◆ **DATASET CONTENT**:
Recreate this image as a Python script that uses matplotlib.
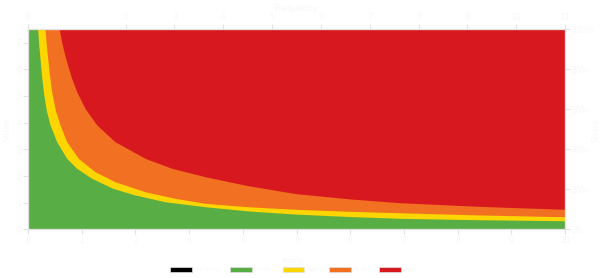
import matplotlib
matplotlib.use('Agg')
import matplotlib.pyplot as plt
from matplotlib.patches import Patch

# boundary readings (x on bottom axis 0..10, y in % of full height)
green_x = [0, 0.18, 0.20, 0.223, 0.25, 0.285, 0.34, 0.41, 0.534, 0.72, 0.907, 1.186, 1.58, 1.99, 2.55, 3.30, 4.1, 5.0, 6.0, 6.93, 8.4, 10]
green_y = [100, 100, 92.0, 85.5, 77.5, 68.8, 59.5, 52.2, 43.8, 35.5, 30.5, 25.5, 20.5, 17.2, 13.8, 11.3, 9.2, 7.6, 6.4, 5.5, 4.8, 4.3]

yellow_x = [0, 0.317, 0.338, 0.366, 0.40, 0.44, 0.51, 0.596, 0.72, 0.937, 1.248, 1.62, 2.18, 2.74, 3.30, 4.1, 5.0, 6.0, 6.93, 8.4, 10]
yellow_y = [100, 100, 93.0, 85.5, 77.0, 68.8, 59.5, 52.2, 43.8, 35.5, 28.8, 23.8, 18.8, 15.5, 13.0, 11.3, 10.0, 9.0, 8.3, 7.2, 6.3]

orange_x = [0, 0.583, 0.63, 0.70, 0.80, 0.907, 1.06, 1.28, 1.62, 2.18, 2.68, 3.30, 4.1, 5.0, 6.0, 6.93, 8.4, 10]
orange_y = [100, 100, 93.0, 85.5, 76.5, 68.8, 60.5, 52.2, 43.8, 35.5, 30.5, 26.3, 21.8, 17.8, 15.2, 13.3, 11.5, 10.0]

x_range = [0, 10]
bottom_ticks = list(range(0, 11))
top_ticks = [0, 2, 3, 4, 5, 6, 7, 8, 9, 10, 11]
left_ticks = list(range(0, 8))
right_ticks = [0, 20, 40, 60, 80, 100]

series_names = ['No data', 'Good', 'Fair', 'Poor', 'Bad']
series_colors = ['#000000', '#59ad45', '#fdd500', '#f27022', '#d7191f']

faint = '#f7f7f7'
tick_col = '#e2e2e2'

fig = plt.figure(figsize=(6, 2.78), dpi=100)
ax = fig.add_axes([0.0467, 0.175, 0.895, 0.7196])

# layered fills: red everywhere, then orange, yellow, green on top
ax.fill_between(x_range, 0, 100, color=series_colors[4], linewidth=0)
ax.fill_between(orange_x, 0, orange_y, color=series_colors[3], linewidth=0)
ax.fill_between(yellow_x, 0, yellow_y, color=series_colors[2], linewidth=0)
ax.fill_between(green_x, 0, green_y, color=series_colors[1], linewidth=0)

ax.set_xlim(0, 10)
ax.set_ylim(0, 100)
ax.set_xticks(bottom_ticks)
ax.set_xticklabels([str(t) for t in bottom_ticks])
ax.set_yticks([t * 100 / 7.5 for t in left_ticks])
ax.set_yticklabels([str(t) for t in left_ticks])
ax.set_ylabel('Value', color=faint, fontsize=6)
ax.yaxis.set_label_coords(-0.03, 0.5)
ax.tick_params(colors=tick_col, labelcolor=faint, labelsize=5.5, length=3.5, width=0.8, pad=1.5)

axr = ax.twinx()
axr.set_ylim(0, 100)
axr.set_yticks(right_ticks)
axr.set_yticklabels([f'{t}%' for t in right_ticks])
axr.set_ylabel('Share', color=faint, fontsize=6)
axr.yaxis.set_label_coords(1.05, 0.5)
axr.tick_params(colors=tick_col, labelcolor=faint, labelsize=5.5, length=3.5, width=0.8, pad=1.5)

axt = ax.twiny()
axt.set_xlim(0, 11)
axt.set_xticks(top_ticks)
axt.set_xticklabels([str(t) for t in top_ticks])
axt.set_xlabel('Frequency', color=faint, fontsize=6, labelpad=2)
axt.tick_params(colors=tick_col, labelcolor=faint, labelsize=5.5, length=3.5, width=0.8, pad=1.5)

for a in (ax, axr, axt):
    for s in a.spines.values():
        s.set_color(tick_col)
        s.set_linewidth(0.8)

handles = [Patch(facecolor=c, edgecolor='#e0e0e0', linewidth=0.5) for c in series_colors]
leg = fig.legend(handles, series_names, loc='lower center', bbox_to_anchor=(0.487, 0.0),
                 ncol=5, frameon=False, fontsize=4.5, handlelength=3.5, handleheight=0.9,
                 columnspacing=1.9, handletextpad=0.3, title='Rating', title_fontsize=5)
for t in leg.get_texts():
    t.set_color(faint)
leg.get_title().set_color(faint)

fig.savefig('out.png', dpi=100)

◆ **WORK INSTRUCTIONS**:
Begin at the first line of the material and copy each line exactly through the one containing "from matplotlib.patches import Patch". Omit pictures.

◆ **OUTPUT FOR THIS TASK**:
Recreate this image as a Python script that uses matplotlib.
import matplotlib
matplotlib.use('Agg')
import matplotlib.pyplot as plt
from matplotlib.patches import Patch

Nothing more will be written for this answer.